My hope was that it would be a book that would work by a kind of osmosis, that
the reader would absorb whatever it has to say about politics and history and
sexuality without even noticing. One of my most beloved novels, Emily Bronte’s
Wuthering Heights (mentioned in Star of the Sea) has a structure that is in
fact extremely complicated, but the reader doesn’t notice. That book was a kind
of household god to me when writing Star of the Sea.
Q: Did you
craft your story in order by chapter (or did you focus on one character's plot
and then cut it up and piece it back together)?
A: I wrote the
beginning, and then the end, and then I stopped writing and designed the shape
for the whole book before I wrote very much more.
The Form:
Q: Did you write the novel with
a goal of social commentary or was that aspect a natural development throughout
the writing?
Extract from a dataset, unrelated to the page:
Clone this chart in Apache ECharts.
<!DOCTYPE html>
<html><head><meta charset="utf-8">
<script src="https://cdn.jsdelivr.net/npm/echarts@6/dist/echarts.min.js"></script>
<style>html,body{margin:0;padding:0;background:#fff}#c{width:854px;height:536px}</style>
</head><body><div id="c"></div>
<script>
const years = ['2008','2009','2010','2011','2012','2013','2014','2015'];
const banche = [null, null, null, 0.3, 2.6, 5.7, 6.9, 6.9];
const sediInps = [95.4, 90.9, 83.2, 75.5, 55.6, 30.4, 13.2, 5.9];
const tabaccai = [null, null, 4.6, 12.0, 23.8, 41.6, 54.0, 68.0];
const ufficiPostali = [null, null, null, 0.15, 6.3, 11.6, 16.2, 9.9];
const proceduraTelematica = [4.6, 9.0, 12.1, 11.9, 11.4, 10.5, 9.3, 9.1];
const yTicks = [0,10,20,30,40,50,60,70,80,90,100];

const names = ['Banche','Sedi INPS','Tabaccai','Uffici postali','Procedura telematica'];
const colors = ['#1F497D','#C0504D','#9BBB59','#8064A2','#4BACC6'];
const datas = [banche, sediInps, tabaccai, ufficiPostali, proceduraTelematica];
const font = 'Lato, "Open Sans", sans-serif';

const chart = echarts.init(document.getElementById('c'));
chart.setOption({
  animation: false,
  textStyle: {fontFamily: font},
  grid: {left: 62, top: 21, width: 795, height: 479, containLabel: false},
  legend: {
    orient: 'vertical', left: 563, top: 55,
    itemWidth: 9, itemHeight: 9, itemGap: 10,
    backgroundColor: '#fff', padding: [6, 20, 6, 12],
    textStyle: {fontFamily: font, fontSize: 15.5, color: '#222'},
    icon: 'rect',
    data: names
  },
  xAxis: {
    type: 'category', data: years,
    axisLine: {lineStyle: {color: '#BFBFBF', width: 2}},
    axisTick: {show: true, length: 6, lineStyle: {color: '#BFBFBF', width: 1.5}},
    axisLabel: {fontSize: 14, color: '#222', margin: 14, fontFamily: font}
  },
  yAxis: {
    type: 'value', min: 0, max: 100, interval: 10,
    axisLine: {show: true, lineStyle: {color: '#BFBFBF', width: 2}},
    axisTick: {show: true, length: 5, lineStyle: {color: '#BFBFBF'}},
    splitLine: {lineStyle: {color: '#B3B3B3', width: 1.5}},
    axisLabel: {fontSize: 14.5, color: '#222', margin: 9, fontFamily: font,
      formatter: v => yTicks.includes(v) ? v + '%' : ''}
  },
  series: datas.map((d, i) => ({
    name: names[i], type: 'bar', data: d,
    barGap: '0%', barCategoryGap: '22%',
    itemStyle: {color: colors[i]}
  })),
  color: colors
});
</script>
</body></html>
Did you intentionally write the novel to critique laissez
faire and Free Market principles?
A: I wrote the novel in the
hope that it would be an involving experience for the reader, and, hopefully,
that it would be beautiful, even though its subject matter is dark. I think the
first duty of a novel is to be beautiful. I dislike novels that set out with
social commentary as a goal. We don’t go to fiction for that, but to be touched
and moved. If I feel a novelist is telling me how to think, or how to vote, I
immediately switch off. That is the worst form of sentimentality: manipulation.
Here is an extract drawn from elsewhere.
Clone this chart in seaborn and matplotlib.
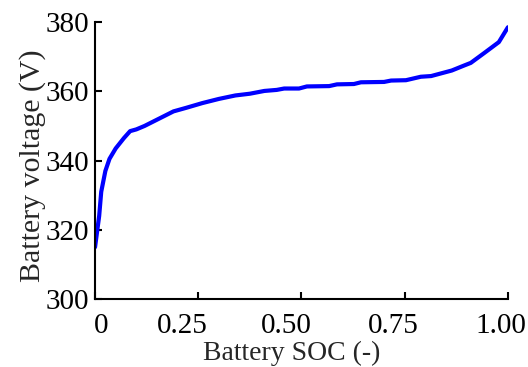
import numpy as np
import pandas as pd
import matplotlib
matplotlib.use("Agg")
import matplotlib.pyplot as plt
import matplotlib.transforms as mtransforms
import seaborn as sns

# Curve
soc = [0.0, 0.005, 0.01, 0.015, 0.025, 0.035, 0.05, 0.07, 0.085, 0.1, 0.12,
       0.15, 0.17, 0.19, 0.22, 0.26, 0.3, 0.34, 0.375, 0.41, 0.44, 0.458,
       0.494, 0.513, 0.567, 0.586, 0.627, 0.644, 0.7, 0.717, 0.753, 0.789,
       0.814, 0.864, 0.893, 0.91, 0.942, 0.978, 1.0]
voltage = [315.0, 319.5, 324.0, 331.0, 337.0, 340.5, 343.5, 346.5, 348.5, 349.0, 350.0,
           351.8, 353.0, 354.2, 355.2, 356.6, 357.8, 358.8, 359.3, 360.1, 360.4, 360.8,
           360.8, 361.4, 361.5, 362.0, 362.1, 362.6, 362.7, 363.1, 363.2, 364.2,
           364.4, 366.0, 367.4, 368.2, 371.0, 374.2, 378.5]

x_ticks = [0, 0.25, 0.5, 0.75, 1.0]
x_tick_labels = ["0", "0.25", "0.50", "0.75", "1.00"]
y_ticks = [300, 320, 340, 360, 380]

sns.set_style("ticks")
plt.rcParams["font.family"] = ["Liberation Serif", "DejaVu Serif"]

df = pd.DataFrame({"SOC": soc, "Voltage": voltage})

fig = plt.figure(figsize=(5.28, 3.67), dpi=100)
ax = fig.add_axes([0.18, 0.185, 0.782, 0.755])
sns.lineplot(data=df, x="SOC", y="Voltage", ax=ax, color="#0000ff", linewidth=3)

ax.set_xlim(0, 1.0)
ax.set_ylim(300, 380)
ax.set_xticks(x_ticks)
ax.set_xticklabels(x_tick_labels)
ax.set_yticks(y_ticks)
ax.tick_params(direction="in", length=5, width=1.5, labelsize=21, colors="black")
ax.tick_params(axis="x", pad=10)
ax.tick_params(axis="y", pad=4)
for side in ["left", "bottom"]:
    ax.spines[side].set_linewidth(1.5)
    ax.spines[side].set_color("black")
sns.despine(ax=ax)

# the reference labels sit a little off their ticks
label_shift_px = [6, -16, -15, -11, -7]
for lab, dx in zip(ax.get_xticklabels(), label_shift_px):
    off = mtransforms.ScaledTranslation(dx / 100, 0, fig.dpi_scale_trans)
    lab.set_transform(lab.get_transform() + off)

ax.set_xlabel("Battery SOC (-)", fontsize=20, labelpad=1)
ax.xaxis.label.set_x(0.476)
ax.set_ylabel("Battery voltage (V)", fontsize=21.5, labelpad=0)
ax.yaxis.label.set_y(0.48)

fig.savefig("out.png", dpi=100)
Q: How did the form develop?
Did you start off with an idea of a book within a book, the changing POV and
form, or did that evolve gradually? Or did you make a decision halfway through
and go back and change it?
A: I started with the picture
of Pius Mulvey that is presented in the opening preface, and then I had an
image of the reader watching the action unroll from various points of view. And
so, I constructed the book around that general image: that the reader is not
sitting in the audience, receiving the authorial pearls, but is glimpsing the
far more interesting things that happen as the kaleidoscope turns. I wanted it
to be a book that would argue with itself.
The Characters:
Q: Do you trust any of your
characters? How did you see the purpose and function of your characters'
unreliability?
A: I think Captain Lockwood is
a reliable narrator (I am very fond of him), and almost everyone else is
unreliable to some degree or another.
Q: How do you know that you can
add in your humor into grim situations and still have it be believable for the
characters to act like that?
A: As a reader, I think a dark
story needs to have humor here and there, otherwise it becomes unreadable and
therefore a waste of everyone’s time. Star of the Sea would be a truly awful
book without its moments of levity and lightness, for example the Dickensian
buoyancy that I hope happens when Mulvey goes to London. Those moments sort of
puncture the heaviness of the background, I hope.
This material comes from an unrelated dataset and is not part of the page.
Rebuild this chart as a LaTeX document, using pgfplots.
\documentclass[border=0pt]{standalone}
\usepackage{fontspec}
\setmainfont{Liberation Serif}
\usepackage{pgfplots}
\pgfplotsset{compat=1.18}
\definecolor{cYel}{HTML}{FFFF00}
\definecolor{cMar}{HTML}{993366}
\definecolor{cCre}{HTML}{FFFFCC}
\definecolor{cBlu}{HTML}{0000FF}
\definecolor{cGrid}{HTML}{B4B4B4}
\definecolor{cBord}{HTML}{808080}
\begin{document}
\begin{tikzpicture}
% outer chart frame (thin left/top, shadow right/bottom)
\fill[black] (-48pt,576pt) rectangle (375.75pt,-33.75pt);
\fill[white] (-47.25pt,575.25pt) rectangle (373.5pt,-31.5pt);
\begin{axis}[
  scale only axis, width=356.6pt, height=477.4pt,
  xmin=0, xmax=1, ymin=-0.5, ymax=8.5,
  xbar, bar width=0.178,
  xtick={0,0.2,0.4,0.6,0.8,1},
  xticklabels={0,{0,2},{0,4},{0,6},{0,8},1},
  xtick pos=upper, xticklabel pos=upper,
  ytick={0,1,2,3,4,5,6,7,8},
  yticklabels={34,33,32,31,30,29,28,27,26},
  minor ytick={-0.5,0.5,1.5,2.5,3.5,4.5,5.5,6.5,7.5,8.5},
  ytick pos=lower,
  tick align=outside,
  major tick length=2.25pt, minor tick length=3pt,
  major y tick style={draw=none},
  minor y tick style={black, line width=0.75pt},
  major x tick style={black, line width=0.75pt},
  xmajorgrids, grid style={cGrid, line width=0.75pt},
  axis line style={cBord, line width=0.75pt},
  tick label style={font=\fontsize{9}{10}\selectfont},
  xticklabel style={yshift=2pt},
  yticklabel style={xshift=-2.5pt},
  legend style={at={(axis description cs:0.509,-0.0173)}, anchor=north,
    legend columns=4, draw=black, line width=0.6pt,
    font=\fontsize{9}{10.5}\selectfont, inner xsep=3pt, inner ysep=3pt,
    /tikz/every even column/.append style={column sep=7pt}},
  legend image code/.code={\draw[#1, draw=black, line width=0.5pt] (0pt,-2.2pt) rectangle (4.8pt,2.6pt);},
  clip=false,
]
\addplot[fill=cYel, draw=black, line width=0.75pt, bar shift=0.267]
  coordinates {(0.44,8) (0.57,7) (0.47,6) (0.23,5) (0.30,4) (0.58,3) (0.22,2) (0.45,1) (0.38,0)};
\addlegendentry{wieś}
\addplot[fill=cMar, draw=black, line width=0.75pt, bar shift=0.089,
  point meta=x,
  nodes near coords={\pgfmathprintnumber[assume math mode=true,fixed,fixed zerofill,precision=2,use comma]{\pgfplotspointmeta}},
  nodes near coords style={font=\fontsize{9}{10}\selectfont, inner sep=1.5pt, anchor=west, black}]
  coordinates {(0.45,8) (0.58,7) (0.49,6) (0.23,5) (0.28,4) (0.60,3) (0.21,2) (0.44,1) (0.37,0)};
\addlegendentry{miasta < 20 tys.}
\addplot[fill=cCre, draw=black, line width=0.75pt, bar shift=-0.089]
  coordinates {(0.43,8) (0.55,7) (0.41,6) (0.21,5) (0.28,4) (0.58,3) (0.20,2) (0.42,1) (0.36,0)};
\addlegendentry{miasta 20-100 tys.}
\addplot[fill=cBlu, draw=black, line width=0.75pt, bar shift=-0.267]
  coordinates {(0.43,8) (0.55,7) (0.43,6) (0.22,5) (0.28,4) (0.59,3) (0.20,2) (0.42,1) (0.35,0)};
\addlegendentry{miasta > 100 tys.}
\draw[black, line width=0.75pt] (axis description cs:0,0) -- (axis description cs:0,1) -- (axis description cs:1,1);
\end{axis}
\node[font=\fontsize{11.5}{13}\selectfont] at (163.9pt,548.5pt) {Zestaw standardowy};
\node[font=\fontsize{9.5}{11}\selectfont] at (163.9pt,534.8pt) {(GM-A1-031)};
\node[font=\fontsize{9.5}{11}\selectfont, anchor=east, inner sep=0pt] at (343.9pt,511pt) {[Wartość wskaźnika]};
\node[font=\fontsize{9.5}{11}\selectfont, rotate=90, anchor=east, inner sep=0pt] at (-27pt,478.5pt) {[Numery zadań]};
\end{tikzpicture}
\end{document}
Q: As a writer, some of the
characters we love the most can be the ones who should be most hated (as a
reader). I'm wondering who (if any) is/was your favorite character to develop
in Star of the Sea?
A: I couldn’t distinguish
between them in that way. I was fond of all the characters, to some extent.
It’s important, when writing a villain, to find something to like in him or
her. And it’s equally important to show the flaws of your heroes. The person in
the book for whom I feel the most empathy is Mary Duane, but I have a human
sympathy, for want of a better phrase, for everyone else.
Q: These characters are so
fully realized: what is your best method and advice for getting to know your
characters so completely?
A: A writer needs to know
absolutely everything about a character. You don’t reveal everything, of
course, but you do need to know it. Then, you cut. The more you cut, the more
believable the character becomes. It’s one of the loveliest little miracles of
fiction.
The Plot:
Q: What made you decide to
reveal both the murderer and his victim immediately, in terms of creating
suspense and momentum? So, if the plot is no longer "who gets killed"
and "who is the murderer," what do you see as driving the plot and
the story?
A: The momentum of the ship’s
journey. Some of my favorite novels are stories about journeys: As I Lay Dying,
The Grapes of Wrath, Ulysses, even The Catcher in the Rye. A journey always
infuses a story with a kind of investment because we want to know at some
fundamental level if the protagonist(s) ever make it to the destination. Think
about some of the oldest and most lasting stories our culture possesses: the
Greek myths, the bible stories, the Canterbury Tales, the Native American
folktales. Life itself is a journey, a metaphor acknowledged by every form of
storytelling from high literature to the popular song.
Q: How many of these conflicts
in the characters' lives just appeared naturally as the book "wrote
itself" versus ones you knew from the outset were essential to the story?
A: It’s hard to know. I would
say, from memory, that it was fifty-fifty.
Miscellaneous:
Q: Do you like the novel? Have
you tried to reread it as if you were not the author?
A: Yes, I like the novel. I am
very proud of it. I wouldn’t say that I have tried to reread it as though I
were not the author, because that is obviously not possible, but I tried to
write it as a reader, as I always do. The most important person in any novel is
the reader, not the author. I dislike novels in which the author is too visibly
present. A novel should never EVER be about the author.
Q: Pius Mulvey very much
embodies music in this story. Are you yourself musically inclined, or did you
seek music out to help develop his character?
A: I thought of each of the characters as having a
sort of private sound track. It’s something I always do when constructing a
character. I believe music is the highest art form, the only truly
international language, and all prose should have musicality.